* REQUIRED TASK:
For each line below that contains the string "chart", copy that line.

┄┄┄┄┄┄┄┄┄┄┄┄┄┄┄┄┄┄┄┄

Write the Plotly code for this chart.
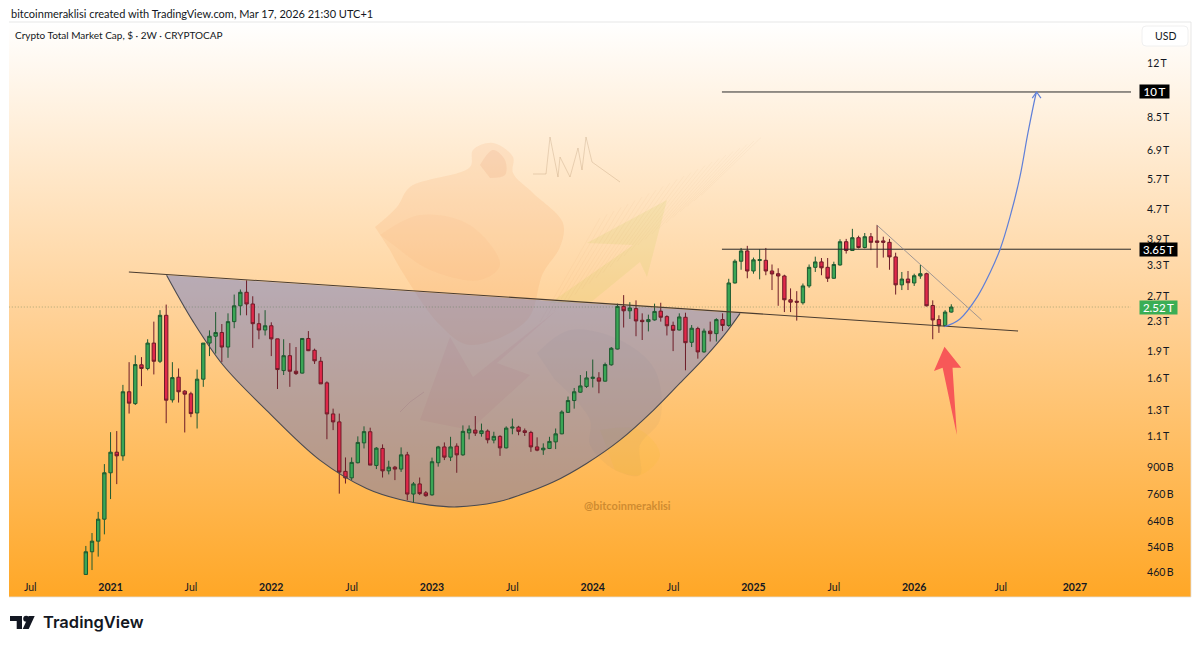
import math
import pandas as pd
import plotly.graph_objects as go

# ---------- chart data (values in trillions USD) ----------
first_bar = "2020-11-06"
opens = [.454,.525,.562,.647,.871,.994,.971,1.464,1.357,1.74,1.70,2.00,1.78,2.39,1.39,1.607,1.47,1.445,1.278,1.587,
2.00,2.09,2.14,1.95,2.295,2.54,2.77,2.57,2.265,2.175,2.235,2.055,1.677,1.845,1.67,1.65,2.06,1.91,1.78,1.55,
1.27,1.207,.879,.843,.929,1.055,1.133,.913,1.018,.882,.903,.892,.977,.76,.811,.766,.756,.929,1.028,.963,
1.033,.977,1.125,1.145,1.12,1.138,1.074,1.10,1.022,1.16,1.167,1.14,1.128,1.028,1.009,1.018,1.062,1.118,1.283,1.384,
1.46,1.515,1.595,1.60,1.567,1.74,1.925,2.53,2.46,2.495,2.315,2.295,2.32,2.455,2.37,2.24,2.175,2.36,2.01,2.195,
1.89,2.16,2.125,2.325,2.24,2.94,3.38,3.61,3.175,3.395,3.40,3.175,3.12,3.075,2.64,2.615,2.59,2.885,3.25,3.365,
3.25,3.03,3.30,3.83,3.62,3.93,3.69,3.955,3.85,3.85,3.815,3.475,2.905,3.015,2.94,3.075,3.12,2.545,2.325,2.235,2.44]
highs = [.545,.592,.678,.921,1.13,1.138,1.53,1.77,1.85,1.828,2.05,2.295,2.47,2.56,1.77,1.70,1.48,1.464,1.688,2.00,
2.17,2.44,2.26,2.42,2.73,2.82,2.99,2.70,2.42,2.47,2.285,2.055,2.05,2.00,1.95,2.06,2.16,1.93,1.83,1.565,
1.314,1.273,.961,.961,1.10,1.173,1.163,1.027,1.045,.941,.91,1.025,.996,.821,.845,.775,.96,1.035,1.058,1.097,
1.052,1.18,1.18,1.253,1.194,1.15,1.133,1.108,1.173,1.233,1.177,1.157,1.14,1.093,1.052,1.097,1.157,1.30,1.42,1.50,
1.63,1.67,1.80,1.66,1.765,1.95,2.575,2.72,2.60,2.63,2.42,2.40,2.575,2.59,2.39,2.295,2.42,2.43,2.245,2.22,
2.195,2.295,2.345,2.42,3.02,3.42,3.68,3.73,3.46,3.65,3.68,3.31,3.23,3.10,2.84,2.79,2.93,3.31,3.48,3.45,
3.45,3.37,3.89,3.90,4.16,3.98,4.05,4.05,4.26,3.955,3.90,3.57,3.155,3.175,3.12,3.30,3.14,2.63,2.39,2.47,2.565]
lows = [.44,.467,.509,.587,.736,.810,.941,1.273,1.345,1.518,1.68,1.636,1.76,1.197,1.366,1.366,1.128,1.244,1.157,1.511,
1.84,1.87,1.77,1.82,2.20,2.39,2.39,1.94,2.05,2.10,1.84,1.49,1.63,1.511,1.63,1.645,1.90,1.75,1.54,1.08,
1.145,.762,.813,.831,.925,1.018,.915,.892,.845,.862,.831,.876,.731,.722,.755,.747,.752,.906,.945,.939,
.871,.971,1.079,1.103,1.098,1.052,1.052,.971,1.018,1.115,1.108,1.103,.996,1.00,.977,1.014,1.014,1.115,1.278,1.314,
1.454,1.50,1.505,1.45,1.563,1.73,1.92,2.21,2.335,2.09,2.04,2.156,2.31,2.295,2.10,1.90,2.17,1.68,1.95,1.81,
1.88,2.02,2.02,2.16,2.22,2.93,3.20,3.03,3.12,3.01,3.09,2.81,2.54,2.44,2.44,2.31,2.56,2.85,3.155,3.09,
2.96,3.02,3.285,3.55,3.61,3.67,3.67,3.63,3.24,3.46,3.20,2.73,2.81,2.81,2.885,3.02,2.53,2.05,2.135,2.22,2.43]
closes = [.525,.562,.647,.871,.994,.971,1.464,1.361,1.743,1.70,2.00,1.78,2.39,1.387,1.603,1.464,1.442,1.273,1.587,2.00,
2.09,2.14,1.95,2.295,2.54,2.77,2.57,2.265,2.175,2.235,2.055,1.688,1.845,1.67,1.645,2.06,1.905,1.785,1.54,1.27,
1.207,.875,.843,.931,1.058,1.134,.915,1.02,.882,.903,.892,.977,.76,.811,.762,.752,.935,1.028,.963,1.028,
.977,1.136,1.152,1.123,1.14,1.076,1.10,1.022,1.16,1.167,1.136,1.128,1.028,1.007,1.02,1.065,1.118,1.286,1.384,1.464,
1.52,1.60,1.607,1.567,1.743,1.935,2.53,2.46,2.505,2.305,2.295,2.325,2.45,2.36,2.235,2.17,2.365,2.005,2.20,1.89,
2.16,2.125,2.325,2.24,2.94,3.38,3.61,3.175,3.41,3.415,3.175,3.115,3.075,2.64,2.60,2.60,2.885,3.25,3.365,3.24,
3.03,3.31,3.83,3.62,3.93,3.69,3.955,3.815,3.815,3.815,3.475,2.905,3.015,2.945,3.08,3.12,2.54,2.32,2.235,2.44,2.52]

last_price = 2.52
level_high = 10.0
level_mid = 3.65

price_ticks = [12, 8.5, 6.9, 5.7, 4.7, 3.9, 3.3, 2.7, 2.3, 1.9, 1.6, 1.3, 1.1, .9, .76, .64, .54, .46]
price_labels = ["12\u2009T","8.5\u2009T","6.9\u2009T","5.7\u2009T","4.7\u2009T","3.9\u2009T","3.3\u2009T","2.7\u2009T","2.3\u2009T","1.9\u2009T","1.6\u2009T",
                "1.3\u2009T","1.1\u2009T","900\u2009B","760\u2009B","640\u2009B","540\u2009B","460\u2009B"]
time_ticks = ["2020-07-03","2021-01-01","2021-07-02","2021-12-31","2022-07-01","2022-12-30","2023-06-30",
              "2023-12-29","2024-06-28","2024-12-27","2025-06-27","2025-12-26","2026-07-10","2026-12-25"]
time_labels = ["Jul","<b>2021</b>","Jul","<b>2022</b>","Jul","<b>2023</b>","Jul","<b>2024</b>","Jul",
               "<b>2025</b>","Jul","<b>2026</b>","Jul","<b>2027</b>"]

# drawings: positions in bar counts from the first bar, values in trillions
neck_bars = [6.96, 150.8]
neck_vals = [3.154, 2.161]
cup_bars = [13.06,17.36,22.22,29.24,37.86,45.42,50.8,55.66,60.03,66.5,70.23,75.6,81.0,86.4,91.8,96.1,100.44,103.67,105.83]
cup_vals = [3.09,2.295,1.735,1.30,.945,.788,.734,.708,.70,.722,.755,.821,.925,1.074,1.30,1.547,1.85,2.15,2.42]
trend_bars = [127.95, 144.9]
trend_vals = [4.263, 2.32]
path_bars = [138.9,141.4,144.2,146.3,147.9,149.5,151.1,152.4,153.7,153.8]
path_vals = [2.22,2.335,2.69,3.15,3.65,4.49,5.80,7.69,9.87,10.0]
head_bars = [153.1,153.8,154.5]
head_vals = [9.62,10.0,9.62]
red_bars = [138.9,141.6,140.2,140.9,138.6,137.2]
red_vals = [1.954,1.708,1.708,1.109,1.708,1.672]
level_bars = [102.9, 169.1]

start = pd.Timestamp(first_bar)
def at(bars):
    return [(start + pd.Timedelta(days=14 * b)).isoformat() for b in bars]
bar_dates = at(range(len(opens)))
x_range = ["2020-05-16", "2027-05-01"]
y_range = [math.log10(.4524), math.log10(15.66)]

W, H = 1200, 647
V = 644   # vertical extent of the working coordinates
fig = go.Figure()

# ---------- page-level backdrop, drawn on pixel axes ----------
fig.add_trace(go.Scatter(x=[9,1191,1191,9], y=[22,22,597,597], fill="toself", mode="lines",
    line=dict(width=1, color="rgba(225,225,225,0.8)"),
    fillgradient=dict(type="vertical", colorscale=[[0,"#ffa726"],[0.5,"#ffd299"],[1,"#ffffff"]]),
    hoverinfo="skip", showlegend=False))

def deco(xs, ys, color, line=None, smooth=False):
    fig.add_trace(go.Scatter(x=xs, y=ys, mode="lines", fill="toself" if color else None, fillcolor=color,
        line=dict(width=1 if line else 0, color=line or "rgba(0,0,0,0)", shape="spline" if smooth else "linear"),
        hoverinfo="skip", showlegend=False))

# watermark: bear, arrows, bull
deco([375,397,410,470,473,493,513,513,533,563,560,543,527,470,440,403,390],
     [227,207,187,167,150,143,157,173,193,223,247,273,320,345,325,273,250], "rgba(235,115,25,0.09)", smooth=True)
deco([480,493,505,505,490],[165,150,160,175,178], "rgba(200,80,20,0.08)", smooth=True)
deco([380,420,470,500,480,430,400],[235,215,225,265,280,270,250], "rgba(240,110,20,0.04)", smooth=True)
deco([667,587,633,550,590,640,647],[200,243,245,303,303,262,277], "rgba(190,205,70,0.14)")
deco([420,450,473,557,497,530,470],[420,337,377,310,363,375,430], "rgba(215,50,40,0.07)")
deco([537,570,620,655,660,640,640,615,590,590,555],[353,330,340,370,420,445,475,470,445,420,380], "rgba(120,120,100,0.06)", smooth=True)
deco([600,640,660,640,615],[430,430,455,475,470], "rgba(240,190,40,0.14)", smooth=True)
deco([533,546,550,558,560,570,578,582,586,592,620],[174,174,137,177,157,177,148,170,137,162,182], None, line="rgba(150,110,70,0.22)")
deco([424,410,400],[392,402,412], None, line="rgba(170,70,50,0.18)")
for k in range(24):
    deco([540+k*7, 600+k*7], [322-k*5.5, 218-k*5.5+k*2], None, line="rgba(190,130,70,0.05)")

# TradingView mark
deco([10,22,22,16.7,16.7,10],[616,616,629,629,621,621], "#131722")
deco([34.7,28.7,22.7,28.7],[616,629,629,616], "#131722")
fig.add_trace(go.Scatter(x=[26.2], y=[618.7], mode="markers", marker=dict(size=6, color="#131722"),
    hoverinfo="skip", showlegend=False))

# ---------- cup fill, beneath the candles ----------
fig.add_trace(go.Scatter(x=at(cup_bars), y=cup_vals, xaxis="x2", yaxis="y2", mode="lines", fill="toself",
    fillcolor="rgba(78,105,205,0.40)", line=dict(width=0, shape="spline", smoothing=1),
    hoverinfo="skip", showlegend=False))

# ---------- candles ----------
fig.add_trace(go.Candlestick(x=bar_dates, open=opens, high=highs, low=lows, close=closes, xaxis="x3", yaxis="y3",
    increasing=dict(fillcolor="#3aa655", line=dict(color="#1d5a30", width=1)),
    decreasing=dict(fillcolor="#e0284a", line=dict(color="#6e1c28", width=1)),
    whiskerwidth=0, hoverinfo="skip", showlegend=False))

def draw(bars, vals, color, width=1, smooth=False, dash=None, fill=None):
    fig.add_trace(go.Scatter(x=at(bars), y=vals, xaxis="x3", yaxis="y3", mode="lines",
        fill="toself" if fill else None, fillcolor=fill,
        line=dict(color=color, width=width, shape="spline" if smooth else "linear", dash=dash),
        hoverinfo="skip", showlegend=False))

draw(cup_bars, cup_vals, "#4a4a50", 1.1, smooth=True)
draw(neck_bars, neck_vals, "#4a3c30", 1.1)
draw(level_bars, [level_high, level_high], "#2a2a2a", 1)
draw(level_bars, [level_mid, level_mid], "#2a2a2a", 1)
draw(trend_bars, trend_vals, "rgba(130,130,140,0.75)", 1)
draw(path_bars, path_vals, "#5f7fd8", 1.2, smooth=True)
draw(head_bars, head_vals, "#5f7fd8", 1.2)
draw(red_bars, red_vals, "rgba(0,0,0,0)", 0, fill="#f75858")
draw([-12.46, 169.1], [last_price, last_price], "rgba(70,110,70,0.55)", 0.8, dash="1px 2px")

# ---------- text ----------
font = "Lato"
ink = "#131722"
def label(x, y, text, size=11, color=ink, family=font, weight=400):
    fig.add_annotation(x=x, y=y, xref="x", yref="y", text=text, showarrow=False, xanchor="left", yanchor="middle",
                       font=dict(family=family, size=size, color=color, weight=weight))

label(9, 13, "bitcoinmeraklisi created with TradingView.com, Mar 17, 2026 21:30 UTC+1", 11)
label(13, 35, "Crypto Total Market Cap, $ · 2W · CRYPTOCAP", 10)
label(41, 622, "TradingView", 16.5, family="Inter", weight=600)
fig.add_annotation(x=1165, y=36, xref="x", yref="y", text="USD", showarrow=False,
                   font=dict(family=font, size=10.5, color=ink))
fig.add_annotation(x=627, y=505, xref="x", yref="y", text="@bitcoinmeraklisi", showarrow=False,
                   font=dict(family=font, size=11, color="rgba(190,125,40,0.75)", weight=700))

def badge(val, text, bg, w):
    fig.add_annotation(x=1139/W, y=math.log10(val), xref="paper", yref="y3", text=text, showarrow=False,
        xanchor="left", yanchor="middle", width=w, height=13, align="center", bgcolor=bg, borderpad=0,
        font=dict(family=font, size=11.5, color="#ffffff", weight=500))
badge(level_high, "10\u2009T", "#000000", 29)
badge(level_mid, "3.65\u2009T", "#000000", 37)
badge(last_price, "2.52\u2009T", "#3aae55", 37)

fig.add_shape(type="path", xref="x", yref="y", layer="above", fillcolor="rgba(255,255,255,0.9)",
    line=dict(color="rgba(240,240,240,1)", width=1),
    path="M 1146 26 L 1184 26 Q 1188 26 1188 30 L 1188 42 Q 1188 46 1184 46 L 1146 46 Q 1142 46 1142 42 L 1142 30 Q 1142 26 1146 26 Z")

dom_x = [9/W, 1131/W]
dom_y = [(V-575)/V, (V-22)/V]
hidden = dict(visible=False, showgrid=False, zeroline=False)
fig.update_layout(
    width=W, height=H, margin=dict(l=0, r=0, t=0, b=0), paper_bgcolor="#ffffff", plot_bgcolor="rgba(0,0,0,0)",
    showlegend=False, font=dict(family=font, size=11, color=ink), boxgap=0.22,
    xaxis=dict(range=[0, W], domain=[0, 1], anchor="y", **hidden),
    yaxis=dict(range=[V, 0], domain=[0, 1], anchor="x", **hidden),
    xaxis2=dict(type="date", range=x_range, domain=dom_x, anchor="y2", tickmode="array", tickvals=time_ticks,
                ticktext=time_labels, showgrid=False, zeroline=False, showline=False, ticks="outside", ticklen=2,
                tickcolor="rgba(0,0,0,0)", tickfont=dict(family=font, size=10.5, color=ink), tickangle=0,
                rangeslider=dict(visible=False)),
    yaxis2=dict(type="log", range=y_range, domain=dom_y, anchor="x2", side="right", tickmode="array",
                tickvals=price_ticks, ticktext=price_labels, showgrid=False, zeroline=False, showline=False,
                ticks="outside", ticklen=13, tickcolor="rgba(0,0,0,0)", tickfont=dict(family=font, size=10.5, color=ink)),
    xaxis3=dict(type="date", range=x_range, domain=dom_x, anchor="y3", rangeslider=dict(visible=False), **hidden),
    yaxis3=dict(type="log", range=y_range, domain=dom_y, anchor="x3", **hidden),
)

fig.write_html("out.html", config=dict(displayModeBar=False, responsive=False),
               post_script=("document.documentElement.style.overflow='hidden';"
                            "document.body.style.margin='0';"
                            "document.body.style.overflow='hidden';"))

┄┄┄┄┄┄┄┄┄┄┄┄┄┄┄┄┄┄┄┄

* WORKED ANSWER:
Write the Plotly code for this chart.
# ---------- chart data (values in trillions USD) ----------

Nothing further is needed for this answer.